-- Start Dataset content --

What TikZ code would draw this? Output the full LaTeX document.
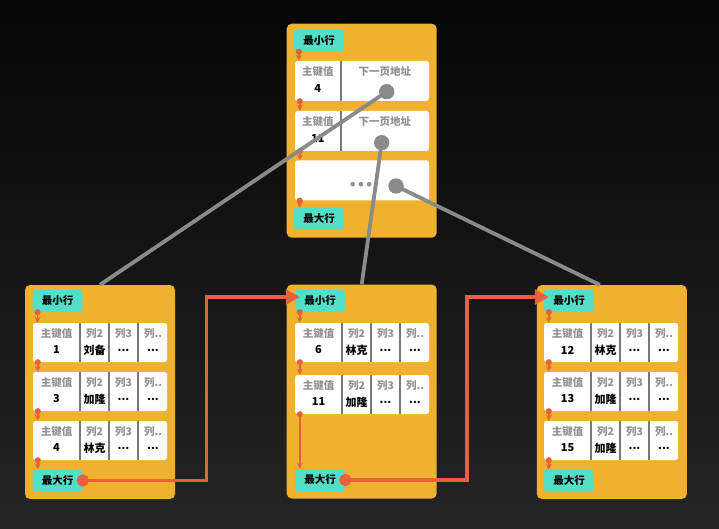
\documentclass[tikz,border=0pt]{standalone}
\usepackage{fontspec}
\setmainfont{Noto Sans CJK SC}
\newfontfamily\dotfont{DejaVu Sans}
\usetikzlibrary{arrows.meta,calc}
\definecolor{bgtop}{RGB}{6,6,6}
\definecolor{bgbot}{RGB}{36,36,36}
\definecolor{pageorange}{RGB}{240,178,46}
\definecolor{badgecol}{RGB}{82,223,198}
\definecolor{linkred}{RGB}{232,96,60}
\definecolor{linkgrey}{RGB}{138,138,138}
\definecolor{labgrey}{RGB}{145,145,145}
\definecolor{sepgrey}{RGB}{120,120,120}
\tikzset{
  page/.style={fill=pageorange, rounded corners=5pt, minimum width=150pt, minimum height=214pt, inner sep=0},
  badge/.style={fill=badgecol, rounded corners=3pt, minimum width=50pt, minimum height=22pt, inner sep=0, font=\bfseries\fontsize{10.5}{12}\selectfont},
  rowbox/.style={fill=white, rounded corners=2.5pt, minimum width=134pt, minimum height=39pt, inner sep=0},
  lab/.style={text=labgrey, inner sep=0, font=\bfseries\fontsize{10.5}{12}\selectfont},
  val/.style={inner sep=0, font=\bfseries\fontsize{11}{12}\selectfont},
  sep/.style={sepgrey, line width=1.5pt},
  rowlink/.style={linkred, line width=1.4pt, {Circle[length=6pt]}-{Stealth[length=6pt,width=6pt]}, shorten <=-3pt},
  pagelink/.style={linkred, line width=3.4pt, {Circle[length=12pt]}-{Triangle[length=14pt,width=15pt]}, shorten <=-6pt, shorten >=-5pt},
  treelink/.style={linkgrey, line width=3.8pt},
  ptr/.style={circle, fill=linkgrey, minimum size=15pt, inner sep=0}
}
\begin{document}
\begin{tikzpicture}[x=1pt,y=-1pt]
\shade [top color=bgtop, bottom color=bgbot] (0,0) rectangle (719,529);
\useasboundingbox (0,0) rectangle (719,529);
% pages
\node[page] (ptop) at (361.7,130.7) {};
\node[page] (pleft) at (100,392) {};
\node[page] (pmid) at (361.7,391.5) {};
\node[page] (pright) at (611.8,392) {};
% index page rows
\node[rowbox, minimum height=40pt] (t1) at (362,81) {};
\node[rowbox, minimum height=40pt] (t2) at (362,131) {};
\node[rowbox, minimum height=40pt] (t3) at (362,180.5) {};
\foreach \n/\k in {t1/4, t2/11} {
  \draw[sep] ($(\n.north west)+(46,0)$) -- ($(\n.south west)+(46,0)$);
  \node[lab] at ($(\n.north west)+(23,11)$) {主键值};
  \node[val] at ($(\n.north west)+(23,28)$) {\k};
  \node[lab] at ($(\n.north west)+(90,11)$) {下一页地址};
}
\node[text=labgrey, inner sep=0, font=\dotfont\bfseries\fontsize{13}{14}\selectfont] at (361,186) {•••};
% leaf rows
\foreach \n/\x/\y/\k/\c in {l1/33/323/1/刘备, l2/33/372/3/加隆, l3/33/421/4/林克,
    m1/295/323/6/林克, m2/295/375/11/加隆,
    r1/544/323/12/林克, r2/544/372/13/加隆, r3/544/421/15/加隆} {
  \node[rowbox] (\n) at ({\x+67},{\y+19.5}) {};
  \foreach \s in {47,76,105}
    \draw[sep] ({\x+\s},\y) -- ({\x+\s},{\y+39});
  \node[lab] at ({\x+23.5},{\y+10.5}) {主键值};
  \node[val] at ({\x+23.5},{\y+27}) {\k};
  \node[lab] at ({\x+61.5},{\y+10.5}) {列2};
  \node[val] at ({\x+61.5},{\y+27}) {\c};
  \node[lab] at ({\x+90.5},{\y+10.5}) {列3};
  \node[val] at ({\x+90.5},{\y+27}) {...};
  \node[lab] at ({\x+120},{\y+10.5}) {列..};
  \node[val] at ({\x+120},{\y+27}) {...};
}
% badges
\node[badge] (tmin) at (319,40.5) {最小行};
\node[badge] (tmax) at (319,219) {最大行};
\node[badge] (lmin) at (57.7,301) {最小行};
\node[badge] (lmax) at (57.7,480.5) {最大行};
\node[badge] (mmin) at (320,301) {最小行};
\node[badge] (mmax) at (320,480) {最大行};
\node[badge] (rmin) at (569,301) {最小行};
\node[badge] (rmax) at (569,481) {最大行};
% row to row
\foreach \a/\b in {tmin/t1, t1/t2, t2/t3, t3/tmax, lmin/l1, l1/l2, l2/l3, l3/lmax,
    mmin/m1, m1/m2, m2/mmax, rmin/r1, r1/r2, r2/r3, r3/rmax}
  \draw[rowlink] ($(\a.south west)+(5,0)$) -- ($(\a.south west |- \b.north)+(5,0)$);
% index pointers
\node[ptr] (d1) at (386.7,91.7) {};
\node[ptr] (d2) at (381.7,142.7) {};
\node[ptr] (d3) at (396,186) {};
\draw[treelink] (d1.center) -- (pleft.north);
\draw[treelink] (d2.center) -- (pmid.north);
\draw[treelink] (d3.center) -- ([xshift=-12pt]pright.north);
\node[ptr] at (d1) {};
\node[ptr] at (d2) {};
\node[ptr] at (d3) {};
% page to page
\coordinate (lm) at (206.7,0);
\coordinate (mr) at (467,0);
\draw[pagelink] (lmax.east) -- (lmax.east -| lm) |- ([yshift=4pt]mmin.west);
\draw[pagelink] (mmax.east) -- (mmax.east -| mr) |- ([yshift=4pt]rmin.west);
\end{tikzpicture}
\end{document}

-- End Dataset content --

§ Task goal
Every line above should be returned exactly; the pictures stay out.

§ Solution
What TikZ code would draw this? Output the full LaTeX document.
\documentclass[tikz,border=0pt]{standalone}
\usepackage{fontspec}
\setmainfont{Noto Sans CJK SC}
\newfontfamily\dotfont{DejaVu Sans}
\usetikzlibrary{arrows.meta,calc}
\definecolor{bgtop}{RGB}{6,6,6}
\definecolor{bgbot}{RGB}{36,36,36}
\definecolor{pageorange}{RGB}{240,178,46}
\definecolor{badgecol}{RGB}{82,223,198}
\definecolor{linkred}{RGB}{232,96,60}
\definecolor{linkgrey}{RGB}{138,138,138}
\definecolor{labgrey}{RGB}{145,145,145}
\definecolor{sepgrey}{RGB}{120,120,120}
\tikzset{
  page/.style={fill=pageorange, rounded corners=5pt, minimum width=150pt, minimum height=214pt, inner sep=0},
  badge/.style={fill=badgecol, rounded corners=3pt, minimum width=50pt, minimum height=22pt, inner sep=0, font=\bfseries\fontsize{10.5}{12}\selectfont},
  rowbox/.style={fill=white, rounded corners=2.5pt, minimum width=134pt, minimum height=39pt, inner sep=0},
  lab/.style={text=labgrey, inner sep=0, font=\bfseries\fontsize{10.5}{12}\selectfont},
  val/.style={inner sep=0, font=\bfseries\fontsize{11}{12}\selectfont},
  sep/.style={sepgrey, line width=1.5pt},
  rowlink/.style={linkred, line width=1.4pt, {Circle[length=6pt]}-{Stealth[length=6pt,width=6pt]}, shorten <=-3pt},
  pagelink/.style={linkred, line width=3.4pt, {Circle[length=12pt]}-{Triangle[length=14pt,width=15pt]}, shorten <=-6pt, shorten >=-5pt},
  treelink/.style={linkgrey, line width=3.8pt},
  ptr/.style={circle, fill=linkgrey, minimum size=15pt, inner sep=0}
}
\begin{document}
\begin{tikzpicture}[x=1pt,y=-1pt]
\shade [top color=bgtop, bottom color=bgbot] (0,0) rectangle (719,529);
\useasboundingbox (0,0) rectangle (719,529);
% pages
\node[page] (ptop) at (361.7,130.7) {};
\node[page] (pleft) at (100,392) {};
\node[page] (pmid) at (361.7,391.5) {};
\node[page] (pright) at (611.8,392) {};
% index page rows
\node[rowbox, minimum height=40pt] (t1) at (362,81) {};
\node[rowbox, minimum height=40pt] (t2) at (362,131) {};
\node[rowbox, minimum height=40pt] (t3) at (362,180.5) {};
\foreach \n/\k in {t1/4, t2/11} {
  \draw[sep] ($(\n.north west)+(46,0)$) -- ($(\n.south west)+(46,0)$);
  \node[lab] at ($(\n.north west)+(23,11)$) {主键值};
  \node[val] at ($(\n.north west)+(23,28)$) {\k};
  \node[lab] at ($(\n.north west)+(90,11)$) {下一页地址};
}
\node[text=labgrey, inner sep=0, font=\dotfont\bfseries\fontsize{13}{14}\selectfont] at (361,186) {•••};
% leaf rows
\foreach \n/\x/\y/\k/\c in {l1/33/323/1/刘备, l2/33/372/3/加隆, l3/33/421/4/林克,
    m1/295/323/6/林克, m2/295/375/11/加隆,
    r1/544/323/12/林克, r2/544/372/13/加隆, r3/544/421/15/加隆} {
  \node[rowbox] (\n) at ({\x+67},{\y+19.5}) {};
  \foreach \s in {47,76,105}
    \draw[sep] ({\x+\s},\y) -- ({\x+\s},{\y+39});
  \node[lab] at ({\x+23.5},{\y+10.5}) {主键值};
  \node[val] at ({\x+23.5},{\y+27}) {\k};
  \node[lab] at ({\x+61.5},{\y+10.5}) {列2};
  \node[val] at ({\x+61.5},{\y+27}) {\c};
  \node[lab] at ({\x+90.5},{\y+10.5}) {列3};
  \node[val] at ({\x+90.5},{\y+27}) {...};
  \node[lab] at ({\x+120},{\y+10.5}) {列..};
  \node[val] at ({\x+120},{\y+27}) {...};
}
% badges
\node[badge] (tmin) at (319,40.5) {最小行};
\node[badge] (tmax) at (319,219) {最大行};
\node[badge] (lmin) at (57.7,301) {最小行};
\node[badge] (lmax) at (57.7,480.5) {最大行};
\node[badge] (mmin) at (320,301) {最小行};
\node[badge] (mmax) at (320,480) {最大行};
\node[badge] (rmin) at (569,301) {最小行};
\node[badge] (rmax) at (569,481) {最大行};
% row to row
\foreach \a/\b in {tmin/t1, t1/t2, t2/t3, t3/tmax, lmin/l1, l1/l2, l2/l3, l3/lmax,
    mmin/m1, m1/m2, m2/mmax, rmin/r1, r1/r2, r2/r3, r3/rmax}
  \draw[rowlink] ($(\a.south west)+(5,0)$) -- ($(\a.south west |- \b.north)+(5,0)$);
% index pointers
\node[ptr] (d1) at (386.7,91.7) {};
\node[ptr] (d2) at (381.7,142.7) {};
\node[ptr] (d3) at (396,186) {};
\draw[treelink] (d1.center) -- (pleft.north);
\draw[treelink] (d2.center) -- (pmid.north);
\draw[treelink] (d3.center) -- ([xshift=-12pt]pright.north);
\node[ptr] at (d1) {};
\node[ptr] at (d2) {};
\node[ptr] at (d3) {};
% page to page
\coordinate (lm) at (206.7,0);
\coordinate (mr) at (467,0);
\draw[pagelink] (lmax.east) -- (lmax.east -| lm) |- ([yshift=4pt]mmin.west);
\draw[pagelink] (mmax.east) -- (mmax.east -| mr) |- ([yshift=4pt]rmin.west);
\end{tikzpicture}
\end{document}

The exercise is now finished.